In some instances, detailed descriptions of well-known devices,
circuits and methods are omitted so as not to obscure the
description with unnecessary detail.
DESCRIPTION
[0036] FIG. 1 is a block diagram of an ED 52 illustrated within a
computing and communications environment 50 that may be used for
implementing the devices and methods disclosed herein. In some
embodiments, the ED 52 may be an element of communications network
infrastructure, such as a base station (for example a NodeB, an
evolved Node B (eNodeB, or eNB), a next generation NodeB (sometimes
referred to as a gNodeB or gNB), a home subscriber server (HSS), a
gateway (GW) such as a packet gateway (PGW) or a serving gateway
(SGW) or various other nodes or functions within a core network
(CN) or a Public Land Mobility Network (PLMN). In other examples,
the ED 52 may be a device that connects to the network
infrastructure over a radio interface, such as a mobile phone,
smart phone or other such device that may be classified as a User
Equipment (UE). In some embodiments, ED 52 may be a Machine Type
Communications (MTC) device (also referred to as a
machine-to-machine (m2m) device), or another such device that may
be categorized as a UE despite not providing a direct service to a
user. In some references, an ED 52 may also be referred to as a
mobile device, a term intended to reflect devices that connect to
mobile network, regardless of whether the device itself is designed
for, or capable of, mobility. Specific devices may utilize all of
the components shown or only a subset of the components, and levels
of integration may vary from device to device. Furthermore, a
device may contain multiple instances of a component, such as
multiple processors, memories, transmitters, receivers, etc. The ED
52 typically includes a processor 54, such as a Central Processing
Unit (CPU), and may further include specialized processors such as
a Graphics Processing Unit (GPU) or other such processor, a memory
56, a network interface 58 and a bus 60 to connect the components
of ED 52. ED 52 may optionally also include components such as a
mass storage device 62, a video adapter 64, and an I/O interface 68
(shown in dashed lines).
[0037] The memory 56 may comprise any type of non-transitory system
memory, readable by the processor 54, such as static random access
memory (SRAM), dynamic random access memory (DRAM), synchronous
DRAM (SDRAM), read-only memory (ROM), or a combination thereof. In
an example, the memory 56 may include more than one type of memory,
such as ROM for use at boot-up, and DRAM for program and data
storage for use while executing programs. The bus 60 may be one or
more of any type of several bus architectures including a memory
bus or memory controller, a peripheral bus, or a video bus.

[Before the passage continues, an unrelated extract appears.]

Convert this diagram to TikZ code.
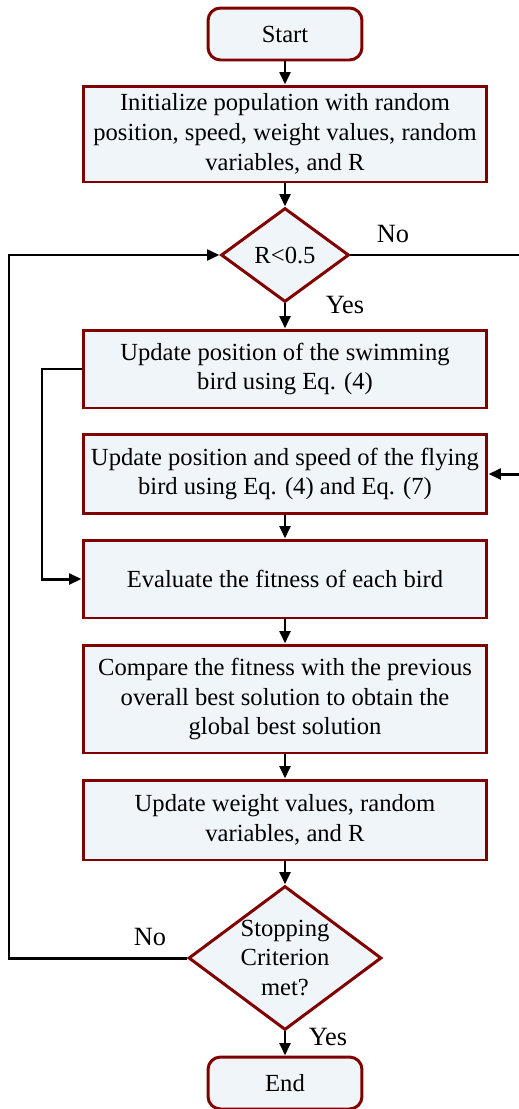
\documentclass[tikz,border=0pt]{standalone}
\usepackage{fontspec}
\setmainfont{Liberation Serif}
\usetikzlibrary{arrows.meta,positioning,shapes.geometric}

\definecolor{boxred}{RGB}{128,0,0}
\definecolor{boxfill}{RGB}{240,245,250}

\begin{document}
\begin{tikzpicture}[x=0.02cm,y=-0.02cm,
  every node/.style={font=\fontsize{14}{17}\selectfont},
  procbox/.style={draw=boxred, fill=boxfill, line width=1.7pt, minimum width=8.08cm, align=center, inner sep=2pt},
  termbox/.style={draw=boxred, fill=boxfill, line width=1.7pt, rounded corners=0.25cm, minimum width=3.08cm, minimum height=1.04cm},
  decbox/.style={diamond, draw=boxred, fill=boxfill, line width=1.7pt, align=center, inner sep=-0.4cm},
  flow/.style={-{Triangle[length=7pt,width=6pt]}, line width=1.7pt}]
  \useasboundingbox (0,0) rectangle (518,1109);

  % Main column
  \node[termbox] (start) at (285,34) {Start};
  \node[procbox, minimum height=1.92cm] (init) at (285,134) {Initialize population with random\\position, speed, weight values, random\\variables, and R};
  \node[decbox, minimum width=2.56cm, minimum height=1.88cm] (rcheck) at (285,255) {R<0.5};
  \node[procbox, minimum height=1.56cm] (swim) at (285,369) {Update position of the swimming\\bird using Eq. (4)};
  \node[procbox, minimum height=1.58cm] (fly) at (285,474) {Update position and speed of the flying\\bird using Eq. (4) and Eq. (7)};
  \node[procbox, minimum height=1.56cm] (eval) at (285,579) {Evaluate the fitness of each bird};
  \node[procbox, minimum height=2.16cm] (comp) at (285,699) {Compare the fitness with the previous\\overall best solution to obtain the\\global best solution};
  \node[procbox, minimum height=1.6cm] (upd) at (285,820) {Update weight values, random\\variables, and R};
  \node[decbox, minimum width=3.86cm, minimum height=2.88cm] (stop) at (285,958) {Stopping\\Criterion\\met?};
  \node[termbox] (finish) at (285,1083) {End};

  % Turning points
  \coordinate (rturn) at (522,255);
  \coordinate (lturn) at (9,958);
  \coordinate (sturn) at (42,369);

  % Straight arrows
  \draw[flow] (start) -- (init);
  \draw[flow] (init) -- (rcheck);
  \draw[flow] (rcheck) -- (swim);
  \draw[flow] (fly) -- (eval);
  \draw[flow] (eval) -- (comp);
  \draw[flow] (comp) -- (upd);
  \draw[flow] (upd) -- (stop);
  \draw[flow] (stop) -- (finish);

  % Loops
  \draw[flow] (rcheck.east) -- (rturn) |- (fly.east);
  \draw[flow] (swim.west) -- (sturn) |- (eval.west);
  \draw[flow] (stop.west) -- (lturn) |- (rcheck.west);

  % Labels
  \node[font=\fontsize{15}{17}\selectfont] (nor) at (393,234) {No};
  \node[font=\fontsize{15}{17}\selectfont] (yesr) at (345,305) {Yes};
  \node[font=\fontsize{15}{17}\selectfont] (nos) at (150,937) {No};
  \node[font=\fontsize{15}{17}\selectfont] (yess) at (328,1037) {Yes};
\end{tikzpicture}
\end{document}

[0038] The ED 52 may also include one or more network interfaces
58, which may include at least one of a wired network interface and
a wireless network interface. As illustrated in FIG. 1, network
interface 58 may include a wired network interface to connect to a
network 74, and also may include a radio access network interface
72 for connecting to other devices over a radio link. When ED 52 is
a network infrastructure element, the radio access network
interface 72 may be omitted for nodes or functions acting as
elements of the PLMN other than those at the radio edge (e.g. an
eNB). When ED 52 is infrastructure at the radio edge of a network
74, both wired and wireless network interfaces may be included.
When ED 52 is a wirelessly connected device, such as a UE, radio
access network interface 72 may be present and it may be
supplemented by other wireless interfaces such as WiFi network
interfaces. The network interfaces 58 allow the ED 52 to
communicate with remote entities such as those connected to network
74.
[0039] The mass storage 62 may comprise any type of non-transitory
storage device configured to store data, programs, and other
information and to make the data, programs, and other information
accessible via the bus 60. The mass storage 62 may comprise, for
example, one or more of a solid state drive, hard disk drive, a
magnetic disk drive, or an optical disk drive. In some embodiments,
mass storage 62 may be remote to the ED 52 and accessible through
use of a network interface such as interface 58. In the illustrated
example, mass storage 62 is distinct from memory 56 where it is
included, and may generally perform storage tasks compatible with
higher latency, but may generally provide lesser or no volatility.
In some embodiments, mass storage 62 may be integrated with a
heterogeneous memory 56.
[0040] The optional video adapter 64 and the I/O interface 68
(shown in dashed lines) provide interfaces to couple the ED 52 to
external input and output devices. Examples of input and output
devices include a display 66 coupled to the video adapter 64 and an
I/O device 70 such as a touch-screen coupled to the I/O interface
68. Other devices may be coupled to the ED 52, and additional or
fewer interfaces may be utilized. For example, a serial interface
such as Universal Serial Bus (USB) (not shown) may be used to
provide an interface for an external device. Those skilled in the
art will appreciate that in examples in which ED 52 is part of a
data center, I/O interface 68 and Video Adapter 64 may be
virtualized and provided through network interface 58.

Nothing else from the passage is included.